The General Manager of ENSSAA, Mr. Ike Ezugwu, stated this on Sunday in an interview with the News Agency of Nigeria (NAN) in Enugu.

Ezugwu said the law establishing the agency said licences and permits must be issued to individuals and organisations for the construction and placement of outdoor structures in any part of the state.

“So it is unlawful for any person to erect, construct, enlarge and operate outdoor structures without first being registered with the agency.

“And once we identify those without approval, we remove them and the owner bears the cost of removing it.

“It is our responsibility to control, regulate and monitor them.

“By licensing them, we have them in our database,” Ezugwu said.

He stressed that the agency was working hard to ensure that the state is rid of illegal billboards and posters, saying “if we stop regulating and controlling them, the environment will be littered with illegal billboards”.

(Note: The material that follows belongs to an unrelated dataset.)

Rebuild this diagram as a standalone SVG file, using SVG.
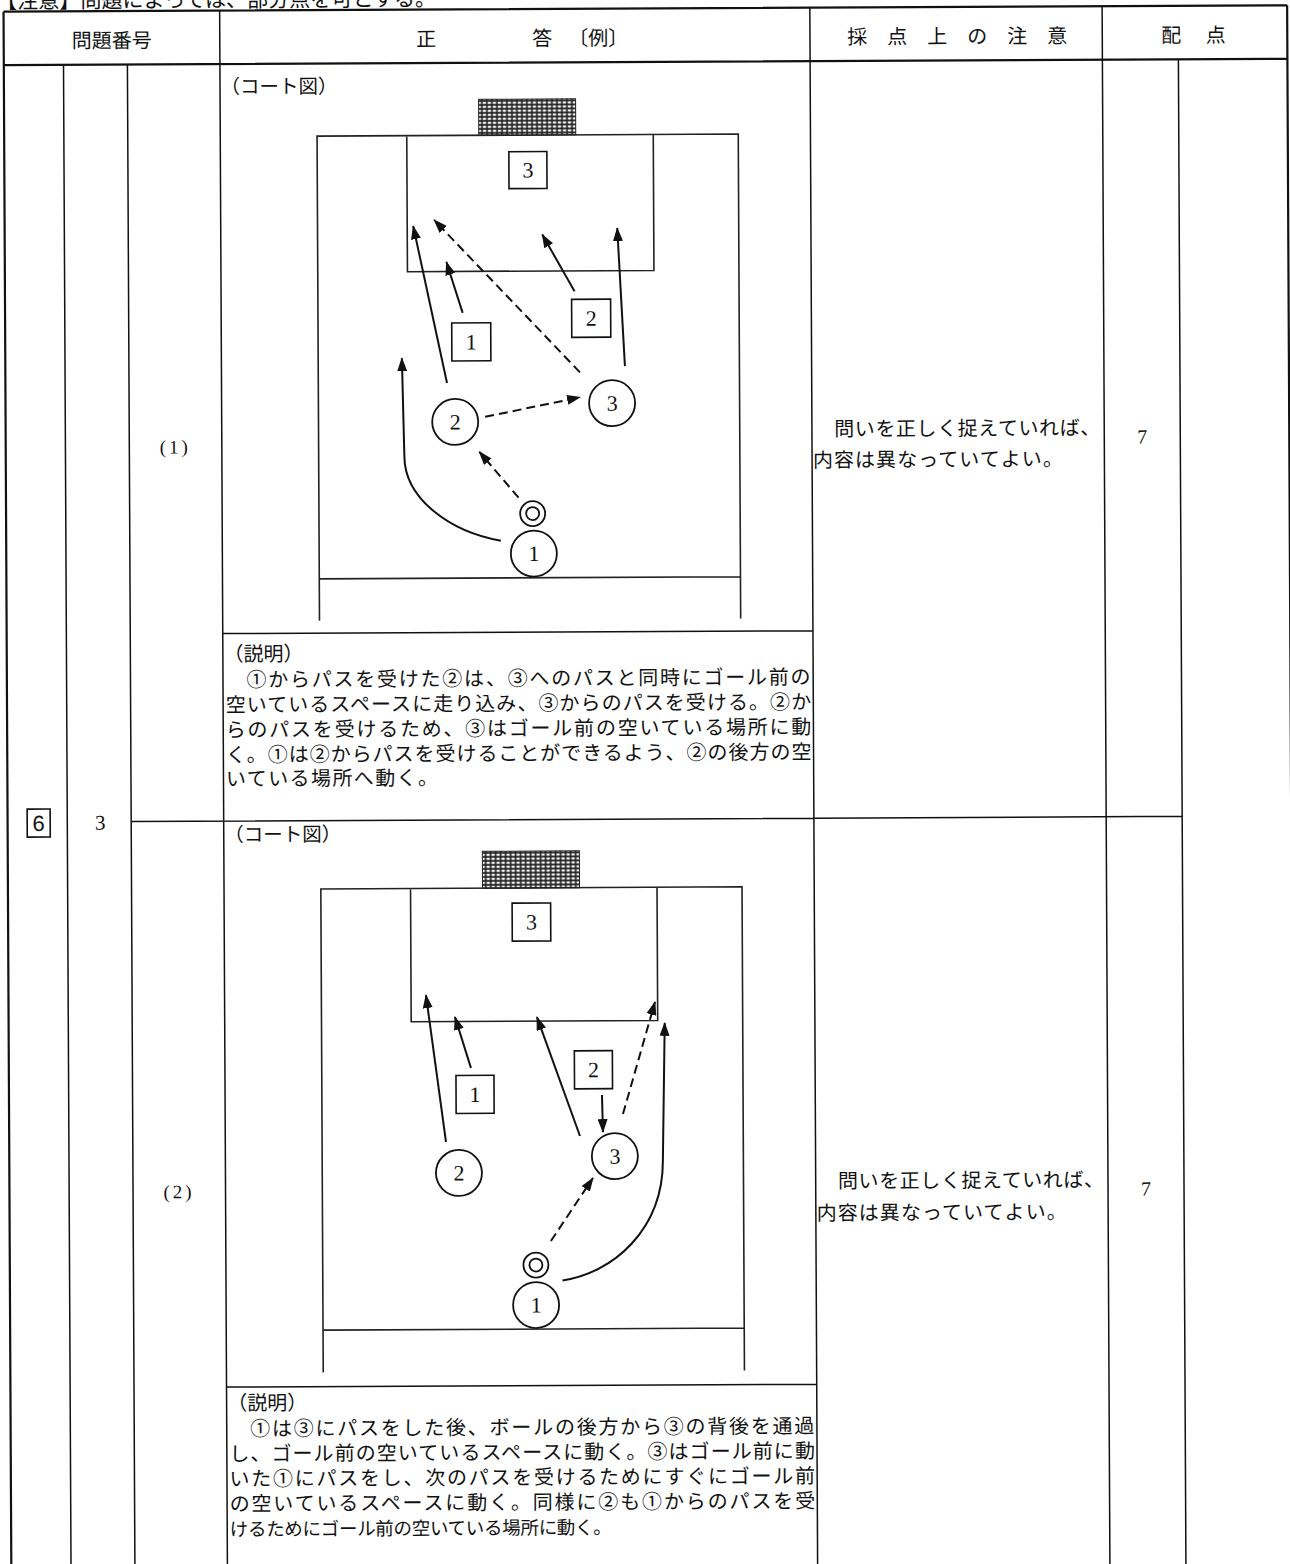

The General manager explained that the agency was unable to cover all the 27 local government areas in the state due to insufficient manpower but maintained that they are gradually making success.

He, therefore, urged billboard owners in the state to register with the Agency, stating that what they pay forms part of government’s Internally Generated Revenue.

Ezugwu added that the agency collects 10 per cent as a cost of the collection while state and local government councils collect 40 and 60 per cent respectively from the monthly collections.

According to him, state and local government councils usually collect these levy which amounts to double taxation.

“The State House of Assembly later passed ENSSAA law by harmonising these collections and entrusted it to us,” he added.